Аллен всегда хотел увидеть Париж, и тот оправдал его надежды. Он писал отцу: «Просто попасть туда — на, несомненно, самые большие подмостки Европы. Наверное, съезжу на пару деньков в Амстердам здесь сложно найти жилье, я еще не устроился. Сплю на вокзалах и в гостиницах». Свою первую ночь Аллен и Питер провели на скамейке на Восточном вокзале. Аллен спал неспокойно и просыпался, чтобы накарябать пару строк: «Не сплю всю ночь/И пишу эти строчки/Шесть часов, шесть часов/На вокзале становится шумно».
В конце концов они устроились в отеле около площади Пигаль в номере за 700 франков (1,75 долларов) за ночь за двоих — это было дороже, чем они рассчитывали, но не так уж важно, потому что они нашли дешевые ресторанчики. После двух ночей они нашли другой отель за такие же деньги на левом берегу, окна которого выходили на Нотр-Дам и книжные прилавки вдоль Сены.

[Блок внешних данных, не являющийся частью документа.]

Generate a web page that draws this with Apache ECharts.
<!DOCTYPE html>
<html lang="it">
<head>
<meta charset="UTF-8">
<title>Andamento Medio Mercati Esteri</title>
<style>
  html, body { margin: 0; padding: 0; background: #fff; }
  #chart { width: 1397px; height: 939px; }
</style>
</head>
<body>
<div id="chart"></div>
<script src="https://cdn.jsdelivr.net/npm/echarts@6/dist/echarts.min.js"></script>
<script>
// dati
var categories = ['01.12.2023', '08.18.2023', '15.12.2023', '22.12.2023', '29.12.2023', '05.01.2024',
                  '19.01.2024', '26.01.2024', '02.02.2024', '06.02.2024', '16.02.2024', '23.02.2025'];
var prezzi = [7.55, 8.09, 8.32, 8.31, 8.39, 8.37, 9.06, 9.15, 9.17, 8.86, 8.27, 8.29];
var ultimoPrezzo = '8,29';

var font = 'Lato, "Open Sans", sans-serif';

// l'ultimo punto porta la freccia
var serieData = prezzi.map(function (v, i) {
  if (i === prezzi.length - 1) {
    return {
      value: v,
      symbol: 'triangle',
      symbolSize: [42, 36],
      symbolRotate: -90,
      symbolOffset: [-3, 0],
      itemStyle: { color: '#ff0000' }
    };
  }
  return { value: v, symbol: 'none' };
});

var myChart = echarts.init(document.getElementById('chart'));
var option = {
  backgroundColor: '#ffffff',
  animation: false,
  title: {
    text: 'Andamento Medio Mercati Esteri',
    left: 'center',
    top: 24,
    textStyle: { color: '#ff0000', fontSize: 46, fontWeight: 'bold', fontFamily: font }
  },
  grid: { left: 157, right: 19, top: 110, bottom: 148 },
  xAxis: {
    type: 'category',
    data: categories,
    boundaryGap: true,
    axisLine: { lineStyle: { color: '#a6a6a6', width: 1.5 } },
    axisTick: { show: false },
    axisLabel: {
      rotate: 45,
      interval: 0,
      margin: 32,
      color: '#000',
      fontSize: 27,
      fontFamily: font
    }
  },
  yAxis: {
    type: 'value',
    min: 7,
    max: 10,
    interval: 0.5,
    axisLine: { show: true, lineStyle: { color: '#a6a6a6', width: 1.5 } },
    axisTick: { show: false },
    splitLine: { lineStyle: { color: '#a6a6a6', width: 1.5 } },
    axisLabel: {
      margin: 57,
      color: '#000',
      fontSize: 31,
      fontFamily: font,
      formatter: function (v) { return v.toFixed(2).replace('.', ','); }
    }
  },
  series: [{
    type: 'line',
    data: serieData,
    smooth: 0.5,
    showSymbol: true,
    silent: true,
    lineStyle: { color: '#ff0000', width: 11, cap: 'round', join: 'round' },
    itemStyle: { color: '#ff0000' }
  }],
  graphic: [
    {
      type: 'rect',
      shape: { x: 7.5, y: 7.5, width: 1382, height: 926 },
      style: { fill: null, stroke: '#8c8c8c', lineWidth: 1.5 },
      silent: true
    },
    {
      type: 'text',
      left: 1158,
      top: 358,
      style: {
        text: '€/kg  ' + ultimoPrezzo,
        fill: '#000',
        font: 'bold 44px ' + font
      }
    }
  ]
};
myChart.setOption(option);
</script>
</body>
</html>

За те скромные деньги, что у него были, Аллен старался увидеть в Париже как можно больше. Несколько дней он гулял по Лувру и посетил все туристические достопримечательности. Он писал Керуаку: «Мы поднялись на Эйфелеву башню, прекрасная машина мечты, взметнувшаяся высоко в небо, больше, чем я предполагал». Как литературный агент своих друзей, он допустил несколько ошибок. Одной из них стало то, что он отнес рукопись Берроуза «Интерзона» в «Олимпию Пресс». Это было рабочее название того, что сейчас известно как «Голый ланч», но когда Морис Жиродиас увидел, в каком состоянии находится рукопись, он остался недоволен. Жиродиас говорил: «Эта была каша, а не рукопись. Вы просто физически не могли ее прочитать, но то, что прочесть удавалось, было необычно и ошеломляюще. Так что я вернул ее Аллену со словами: „Это все нужно переделать“. Края страниц были объедены крысами или еще кем-то… Аллен очень разозлился на меня».
Еще Аллен общался с Бернардом Фречтменом, переводчиком Жана Жене и одновременно его литературным агентом, которому экземпляр «Интерзоны» дал Керуак, бывший в Париже пару месяцев назад. Фречтмен переводил работы Антонена Арто и других сюрреалистов, а потом познакомился с Берроузом, но вот Керуак не произвел на него хорошего впечатления, возможно, потому, что тот был пьян, когда пришел к нему. Джеку не понравился отказ Фречтмена, отчасти из-за того, что тяжелую рукопись из Танжера до Парижа он протащил на себе. Он писал другу Джону Клеллону Холмсу: «Никто не хочет иметь с ней дело, даже Бернард Фречтмен (переводчик Жене), которому я приволок ее в рюкзаке из Танжера». Фречтмен встретил Аллена сердечно, но, несмотря на то что рукопись Билла лежала у него уже больше трех месяцев, единственным, что он прочел, была глава под названием «Слово», которая ему не понравилась. Аллен был разочарован и забрал рукопись, хотя с Фречтменом впоследствии сдружился, и тот часто забегал в отель. Он жил в старой квартире Жене, и во время их встречи Аллен с плохо скрываемым любопытством глазел по сторонам.
Аллен и Питер наведались к Гаю Карлоффу в Бит Отель, и все оказалось в полном ажуре. Карлофф устроил их встречу с мадам Рашу, и она подтвердила, что после 15 октября освободится комната с плитой, до той поры оставался месяц. А поскольку ни в одной из других гостиниц, где были свободные номера, готовить не разрешалось, они решили поехать к Грегори в Амстердам и вернуться, когда освободится комната.
Пятого сентября 1957 г. была опубликована «В пути» Керуака, кто-то показал Аллену отзыв Гилберта Милстейна в The New York Times, в котором книга всячески расхваливалась, и эта рецензия сделала Керуака знаменитым. До этого Джек обижался на Аллена за то, что люди продолжают представлять его как «парня, которому Гинзберг посвятил свой „Вопль“», теперь его слава могла соперничать со славой Гинзберга. Аллен писал ему: «Мы видели отзыв в Times от 5 сентября. Я чуть не расплакался, настолько там все хорошо и правильно написано — теперь тебе не надо больше волноваться, что твое имя существует только в моем посвящении, это мне придется плакать в твоей великой тени, вот, что случилось в Нью-Йорке, — ты знаменит. Безумные волны славы грохочут в твоих ушах?»